Shares of grocery delivery service Instacart dropped about 7% in extended trading on Wednesday, following a report that said the U.S. Federal Trade Commission has begun an investigation into the company’s pricing practices.

The FTC sent a civil investigative demand to Instacart, Reuters reported, citing unnamed people.

“The Federal Trade Commission has a longstanding policy of not commenting on any potential or ongoing investigations,” the FTC told CNBC in a statement. “But, like so many Americans, we are disturbed by what we have read in the press about Instacart’s alleged pricing practice.”

A study released last week showed that prices for the same products in the same supermarkets that work with Instacart can vary by around 7%, which can result in over $1,000 in extra annual costs for customers. Instacart responded by saying that retailers determine prices listed in the app.

In 2022, Instacart spent $59 million to acquire Eversight, a company specializing in artificial intelligence-driven pricing and promotions for retailers and consumer packaged goods. Instacart sought to “create compelling savings opportunities for customers in real-time” with Eversight, according to a regulatory filing.

Instacart declined to comment on the investigation but said reporting has mischaracterized its pricing system.

“Much of what’s been reported has mischaracterized how pricing works on Instacart,” a company spokesperson said in an email. “First, our retail partners control their pricing strategies, and we work with them to align their online and in-store pricing wherever possible. Second, these tests are not dynamic pricing nor surveillance pricing – prices on Instacart do not change in real time nor are they based on supply or demand, and we never use personal, demographic, or user-level behavioral data to set item prices.
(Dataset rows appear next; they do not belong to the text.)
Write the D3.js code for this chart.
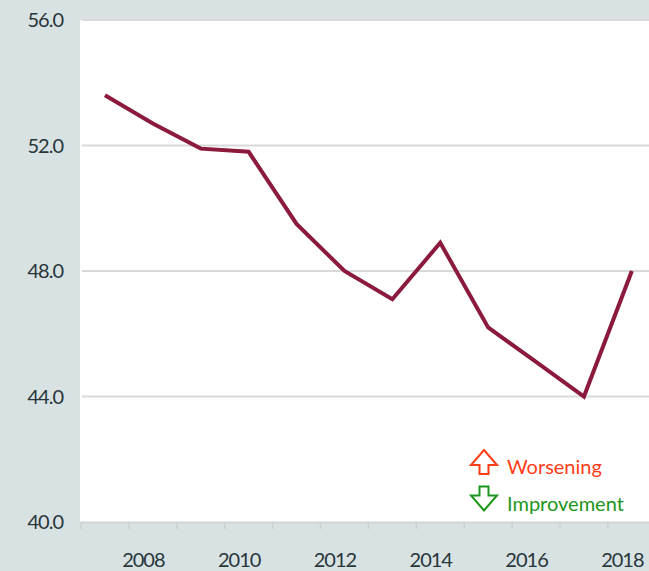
<!DOCTYPE html>
<meta charset="utf-8">
<script src="https://d3js.org/d3.v7.min.js"></script>
<style>
body { margin: 0; background: #d9e2e2; }
text { font-family: Lato, "Open Sans", sans-serif; fill: #28363b; }
</style>
<div id="chart"></div>
<script>

// data
var years = [2007, 2008, 2009, 2010, 2011, 2012, 2013, 2014, 2015, 2016, 2017, 2018];
var values = [53.6, 52.7, 51.9, 51.8, 49.5, 48.0, 47.1, 48.9, 46.2, 45.1, 44.0, 48.0];
var yTicks = [40, 44, 48, 52, 56];
var xLabels = [2008, 2010, 2012, 2014, 2016, 2018];
var legendItems = ["Worsening", "Improvement"];

var W = 649, H = 571;
var plot = {left: 81, top: 20, bottom: 522, right: 81 + 12 * 47.9};

var svg = d3.select("#chart")
  .append("svg")
    .attr("width", W)
    .attr("height", H);

// white plot area
svg.append("rect")
  .attr("x", plot.left - 1)
  .attr("y", plot.top)
  .attr("width", plot.right - plot.left + 1)
  .attr("height", plot.bottom - plot.top)
  .style("fill", "#fff");

var x = d3.scaleBand()
  .domain(years)
  .range([plot.left, plot.right]);

var y = d3.scaleLinear()
  .domain([40, 56])
  .range([plot.bottom, plot.top]);

// gridlines
svg.append("g")
  .selectAll("line")
  .data(yTicks.filter(function(d) { return d > 40; }))
  .enter()
  .append("line")
    .attr("x1", plot.left + 1)
    .attr("x2", plot.right)
    .attr("y1", function(d) { return y(d); })
    .attr("y2", function(d) { return y(d); })
    .attr("stroke", "#d9d9d9")
    .attr("stroke-width", 2);

// Y axis labels
svg.append("g")
  .selectAll("text")
  .data(yTicks)
  .enter()
  .append("text")
    .attr("x", 63)
    .attr("y", function(d) { return y(d); })
    .attr("dy", "0.36em")
    .attr("text-anchor", "end")
    .style("font-size", "20px")
    .style("letter-spacing", "-1px")
    .text(function(d) { return d.toFixed(1); });

// X axis line
svg.append("line")
  .attr("x1", plot.left)
  .attr("x2", plot.right)
  .attr("y1", y(40) + 0.5)
  .attr("y2", y(40) + 0.5)
  .attr("stroke", "#d4d4d4")
  .attr("stroke-width", 2);

// X tick marks at category boundaries
var bounds = years.map(function(d) { return x(d); }).concat([plot.right]);
svg.append("g")
  .selectAll("line")
  .data(bounds)
  .enter()
  .append("line")
    .attr("x1", function(d) { return d; })
    .attr("x2", function(d) { return d; })
    .attr("y1", y(40))
    .attr("y2", y(40) + 7)
    .attr("stroke", "#cfcfcf")
    .attr("stroke-width", 1.5);

// X axis labels
svg.append("g")
  .selectAll("text")
  .data(xLabels)
  .enter()
  .append("text")
    .attr("x", function(d) { return x(d) + x.bandwidth() / 2 - 9.5; })
    .attr("y", 567)
    .attr("text-anchor", "middle")
    .style("font-size", "20px")
    .style("letter-spacing", "-1px")
    .text(function(d) { return d; });

// the line
var line = d3.line()
  .x(function(d, i) { return x(years[i]) + x.bandwidth() / 2; })
  .y(function(d) { return y(d); });

svg.append("path")
  .datum(values)
  .attr("d", line)
  .attr("fill", "none")
  .attr("stroke", "#8b1a3d")
  .attr("stroke-width", 4)
  .attr("stroke-linejoin", "miter");

// legend
var legendColors = ["#ff3d17", "#1c961c"];
var upArrow = "M0,-12 L13,3 L4.5,3 L4.5,12 L-4.5,12 L-4.5,3 L-13,3 Z";
var downArrow = "M0,12 L13,-3 L4.5,-3 L4.5,-12 L-4.5,-12 L-4.5,-3 L-13,-3 Z";

var legend = svg.append("g")
  .selectAll("g")
  .data(legendItems)
  .enter()
  .append("g")
    .attr("transform", function(d, i) { return "translate(484," + (462 + i * 36.5) + ")"; });

legend.append("path")
  .attr("d", function(d, i) { return i === 0 ? upArrow : downArrow; })
  .attr("fill", "#fff")
  .attr("stroke", function(d, i) { return legendColors[i]; })
  .attr("stroke-width", 2);

legend.append("text")
  .attr("x", 23)
  .attr("y", 12)
  .style("font-size", "20px")
  .style("fill", function(d, i) { return legendColors[i]; })
  .text(function(d) { return d; });

</script>
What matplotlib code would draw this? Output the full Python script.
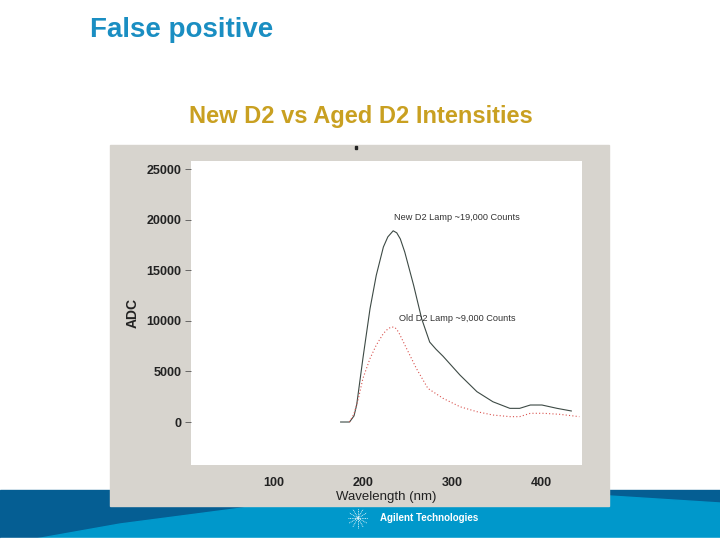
import matplotlib
matplotlib.use("Agg")
import matplotlib.pyplot as plt
from matplotlib.patches import Rectangle, Polygon
import numpy as np

# ---- data ----
new_nm = [175, 185, 190, 193, 200, 208, 215, 223, 228, 234, 238, 242, 247, 257, 266, 275, 282, 290, 309, 328, 346, 365, 376, 388, 401, 418, 434]
new_adc = [0, 0, 600, 1680, 6280, 11200, 14500, 17300, 18300, 18900, 18700, 18100, 16800, 13500, 10200, 7900, 7200, 6500, 4640, 3000, 2000, 1350, 1350, 1680, 1680, 1350, 1090]
old_nm = [185, 190, 195, 200, 208, 215, 223, 228, 232, 236, 240, 249, 260, 273, 290, 309, 328, 346, 365, 376, 388, 403, 421, 443]
old_adc = [0, 800, 2340, 4300, 6280, 7600, 8750, 9200, 9400, 9350, 8900, 7270, 5300, 3320, 2340, 1510, 1020, 690, 530, 530, 860, 860, 760, 530]
x_ticks = [100, 200, 300, 400]
y_ticks = [0, 5000, 10000, 15000, 20000, 25000]

W, H = 720, 540
fig = plt.figure(figsize=(7.2, 5.4), dpi=100)
fig.patch.set_facecolor("white")

def fx(px):
    return px / W

def fy(py):
    return 1 - py / H

# footer bands
dark = "#055E93"
light = "#0098CB"
fig.patches.append(Rectangle((0, 0), 1, fy(490), transform=fig.transFigure, color=dark, zorder=0))
pts = [(30, 540), (120, 524), (250, 507), (450, 499), (610, 496), (720, 503), (720, 540)]
fig.patches.append(Polygon([(fx(x), fy(y)) for x, y in pts], closed=True, transform=fig.transFigure, color=light, zorder=0))
fig.patches.append(Rectangle((0, 0), 1, fy(538), transform=fig.transFigure, color="white", zorder=0))

# gray panel
fig.patches.append(Rectangle((fx(110), fy(506)), fx(609) - fx(110), fy(145) - fy(506),
                             transform=fig.transFigure, color="#D7D4CE", zorder=1))
fig.patches.append(Rectangle((fx(355), fy(149)), fx(2), fy(146) - fy(149),
                             transform=fig.transFigure, color="#222222", zorder=2))

# slide title and chart title
fig.text(fx(90), fy(30), "False positive", color="#1A8EC2", fontsize=20, fontweight="bold",
         family="Liberation Sans", va="center", ha="left")
fig.text(fx(361), fy(116), "New D2 vs Aged D2 Intensities", color="#C9A021", fontsize=17,
         fontweight="bold", family="Liberation Sans", va="center", ha="center")

# logo
cx, cy = fx(358), fy(518)
for ang in np.linspace(0, np.pi, 6, endpoint=False):
    dx, dy = 0.014 * np.cos(ang), 0.014 * np.sin(ang) * W / H
    fig.lines.append(plt.Line2D([cx - dx, cx + dx], [cy - dy, cy + dy], transform=fig.transFigure,
                                color="white", lw=0.6, ls=(0, (1, 1)), zorder=3))
fig.text(fx(380), fy(518), "Agilent Technologies", color="white", fontsize=7, fontweight="bold",
         family="Liberation Sans", va="center", ha="left")

# axes
ax = fig.add_axes([fx(191), fy(465), fx(582) - fx(191), fy(161) - fy(465)])
ax.set_zorder(5)
ax.set_facecolor("white")
ax.plot(new_nm, new_adc, color="#3D4A45", lw=0.8)
ax.plot(old_nm, old_adc, color="#D9534F", lw=0.8, ls=(0, (1, 2)))
ax.set_xlim(7, 446)
ax.set_ylim(-4250, 25800)
ax.set_xticks(x_ticks)
ax.set_yticks(y_ticks)
for s in ax.spines.values():
    s.set_visible(False)
ax.tick_params(axis="x", length=0, pad=9)
ax.tick_params(axis="y", length=4, width=0.6, color="#555555", pad=3)
for lab in ax.get_xticklabels() + ax.get_yticklabels():
    lab.set_fontsize(9)
    lab.set_fontweight("bold")
    lab.set_family("Liberation Sans")
    lab.set_color("#222222")
ax.set_xlabel("Wavelength (nm)", fontsize=9.5, family="Liberation Sans", labelpad=1, color="#222222")
ax.set_ylabel("ADC", fontsize=10, fontweight="bold", family="Liberation Sans", labelpad=5, color="#222222")
ax.text(235, 20200, "New D2 Lamp ~19,000 Counts", fontsize=6.6, family="Liberation Sans", color="#333333", va="center")
ax.text(241, 10200, "Old D2 Lamp ~9,000 Counts", fontsize=6.6, family="Liberation Sans", color="#333333", va="center")

fig.savefig("out.png", dpi=100)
“These tests are a form of randomized A/B testing, similar to the way retailers have long run pricing tests between different stores.”

Earlier on Wednesday, Robert Garcia, a U.S. House Democrat from California, sent a letter to Instacart CEO Chris Rogers asking for a report on how the company sets prices.

“It is unconscionable that corporations are adding to Americans’ financial strain with algorithmic — and potentially surveillance — pricing,” wrote Garcia, who is ranking member of the House Committee on Oversight and Government Reform.

— CNBC’s Annie Palmer contributed to this report

Read Reuters’ full report here.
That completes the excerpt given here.